I have been thinking about your problem. You stated that a less powerful card works great. I assume that you are using the same motherboard slot for both cards. Also, I assume that all other components (RAM, PSU, Motherboard, CPU, CPU Cooler, Case) are the same for both graphics card.
From what I know of the R9-290X, it is very power hungry and it generates a lot of heat relative to other graphics cards. Apart from that, it operates as any other graphics card.
http://www.sapphiretech.com/presentation/product/?cid=1&gid=3&sgid=1227&pid=2090&psn=&lid=1&leg=0#
System Requirements
PCI Express® based PC is required with one X16 lane graphics slot available on the motherboard.

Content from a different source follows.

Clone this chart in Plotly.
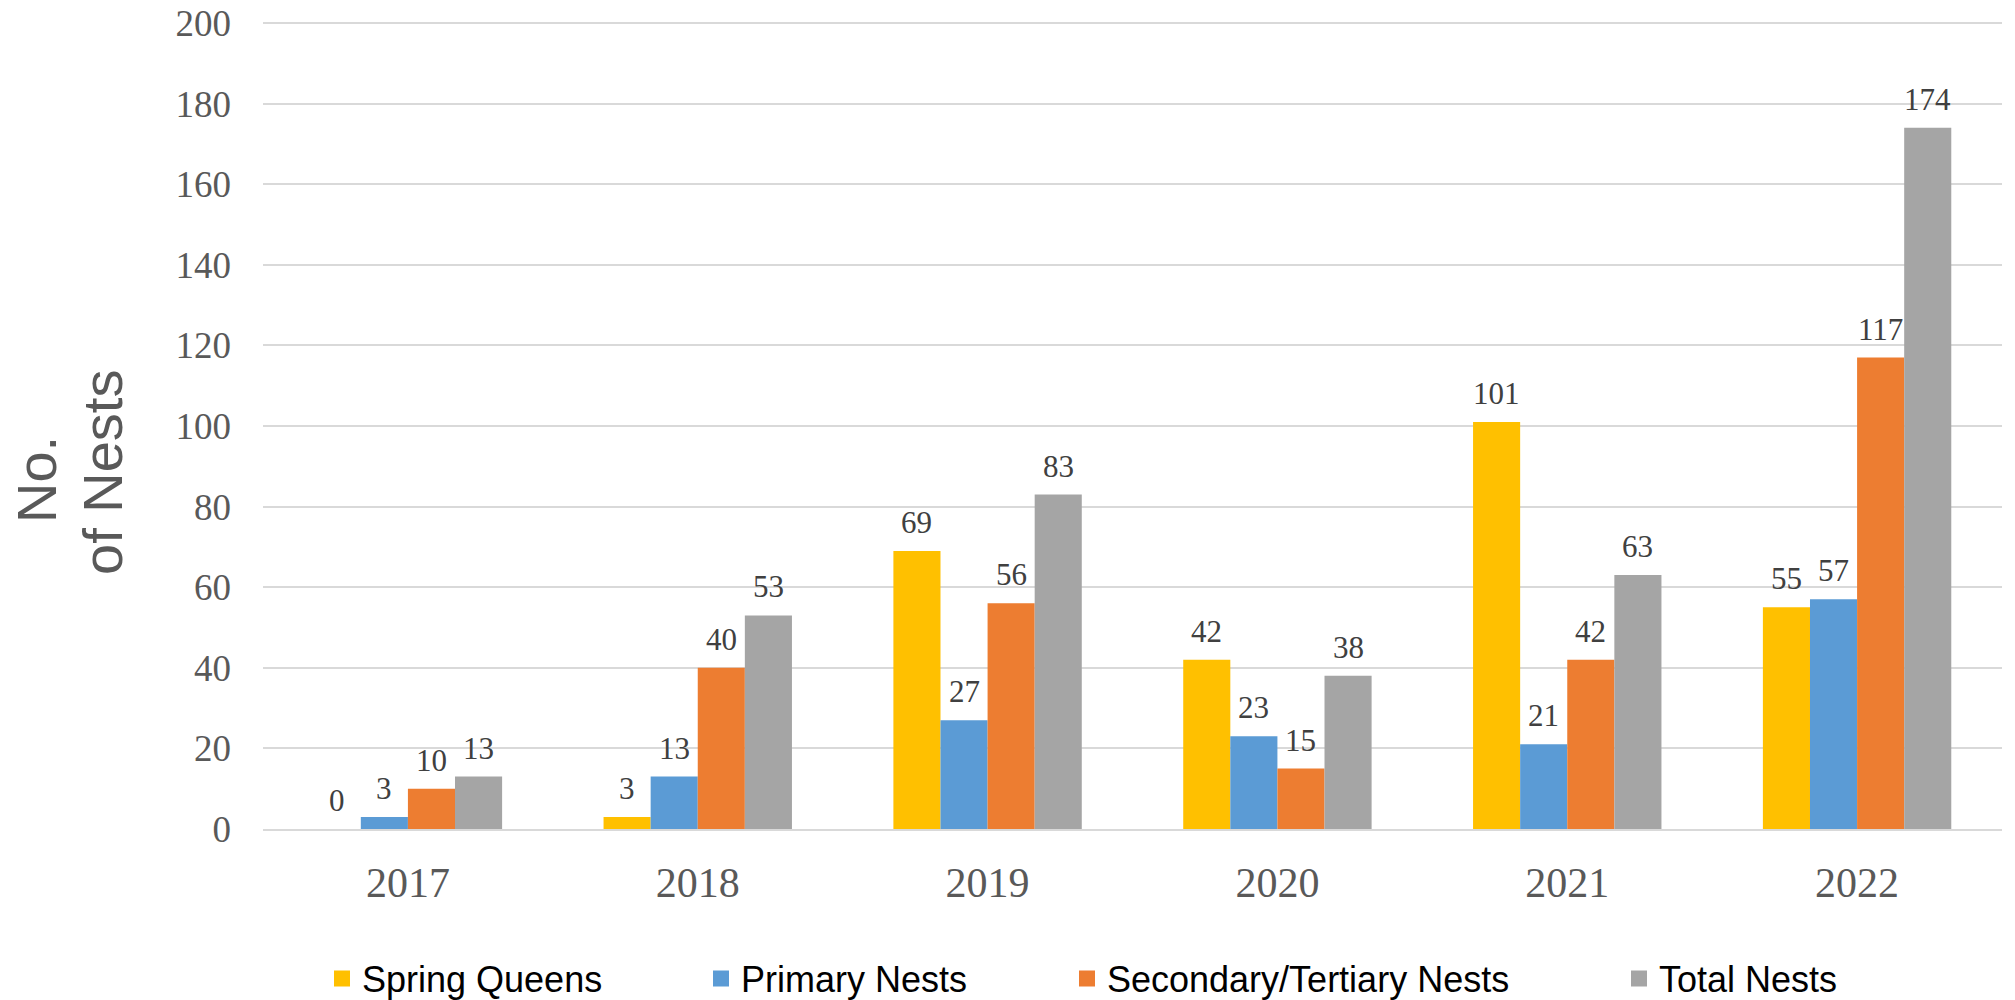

1X75 Watt 6-pin PCI Express power connector is required.
4096MBMinimum of system memory.
Installation software requires CD-ROM drive.
DVD playback requires DVD drive.
Blu-ray™ / HD DVD playback requires Blu-ray / HD DVD drive.
750 Watt Power Supply is required.
1X150 Watt 8-pin PCI Express power connector is required.
64-bit operating system highly recommended
A display with digital input (HDMI, DisplayPort or DVI) is required
From your statements, it appears that you meet those system requirements. The power requirement is higher than your other graphics card. I have asked you to verify the power supply wattage. The heat output is higher than your other graphics card. What are your temperatures (GPU,CPU, Motherboard) when the freeze occurs? Is it too high?
Have you preformed memtest on the RAM to verify that you meet the memory requirement?
Have you installed the correct driver? Is that driver recognized in your operating system? Is the R9-290X present in your Windows Device Manager and in your BIOS? Is the the PCI Express x16 slot designated as your graphics source?